I’m looking forward to finding out … but not in a theater, thank you very much.
NOTES
* I’ve been called “the Sherlock Holmes of retrocausation,” which was mere flattery, but I actually AM the Sherlock Holmes of visual perspective. It was the subject of my PhD dissertation. So don’t get me started on the sins of science illustrators and special effects folks for decades representing wormholes as doors, and black holes as whirlpools or big space anuses. The only film to have ever gotten both objects right visually is Christopher Nolan’s Interstellar, but that was thanks to his work with Kip Thorne on the science aspects.
As for Skinwalker … Many of the big UFO cases of the last few decades, including this one, are looking more and more like psyops to me: a cocktail of extravagant aerial holography, cloaking tech, and hallucinogenic aerosols being deployed against both unwitting members of the public and semi-witting experts to see what sticks. MKULTRA 2.0.
** Tachyons, when they were proposed in the late 1960s by Gerald Feinberg, seemed to offer a handy possible explanation for psi phenomena, especially precognition. It makes intuitive sense until you consider that tachyons are about as useful for directly seeing into the future as photons are for directly seeing into the past—in other words, not at all. Looking through tachyon goggles, the world would look just like it does normally.
The exception is astronomy. With very distant objects, it does make a difference whether you were seeing the past of an object (as we do with photons—billionths of a second in the past for anything in our immediate environment)—or the future of an object, as we would when observing in the tachyon spectrum. Through a tachyon telescope, nearby stars would appear more or less in their familiar positions, but more distant objects would be offset, and distant galaxies would be in very different positions and configurations.
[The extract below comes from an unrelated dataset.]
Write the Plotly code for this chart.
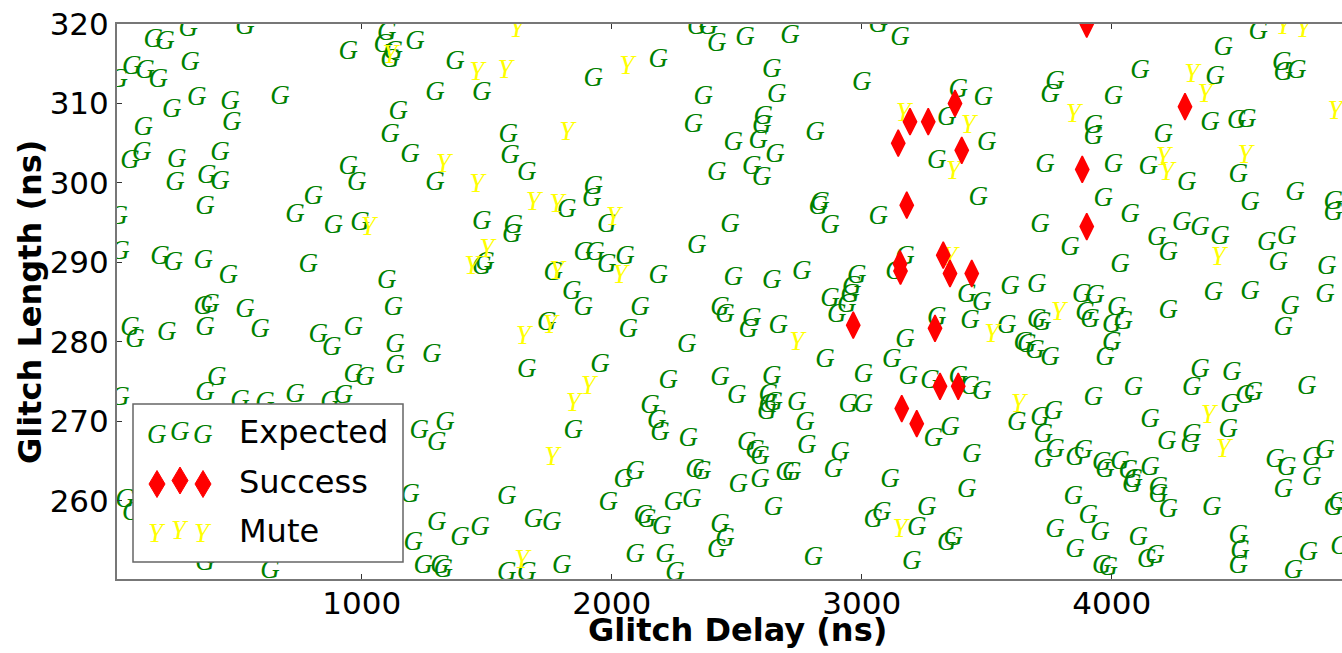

I predict the tachyon telescopes of the 22nd century will observe much more evidence of sidereal and even galactic engineering in our own and neighboring galaxies, since the future may hold much more time for civilizations to evolve and reshape their stellar neighborhoods. A tachyon telescope may reveal lots of Dyson spheres and ringworlds, for instance.
*** Occultists will know that Tenet refers to the Sator Square, a five-word palindrome believed to have magical properties.
SATOR
AREPO
TENET
OPERA
ROTAS
The most literal of the possible translations is “Farmer Arepo has a plough (wheel) for his work,” but there are others.
Palindromes were believed to confuse the devil, sort of the way time travel and time loops confuse us. TENET, the middle word (“holds/possesses”), is the only palindrome within this palindrome, so it is a kind of meta-palindrome.
**** The great Memento and the at-least-wormhole-accurate Interstellar notwithstanding, Nolan has history of science fudging. Don’t get me started on the goddamn out-of-gas spitfire in Dunkirk somehow maneuvering without stalling. That’s a Hanukkah miracle … except the Dunkirk evacuation was in May, nowhere near Hanukkah. Nolan clearly has issues with entropy. (Did entropy kill his mom and dad?)
I’m not a fan of Inception either, which imagined the dreamworld as coherent CGI environments for standard action fare. It has been suggested that Tenet could be an Inception sequel. I’ve never had a dream anything like anything in Inception, and neither have you. The only directors who have ever made good films about dreams are David Lynch and Luis Bunuel. Okay, and Victor Fleming. Change my mind!
So the fork traversing orthogonally through our perceptual flatland may not be of a higher spatial dimension, and not even be a fork, but the signature of a time-traveling object instead. Spectacular!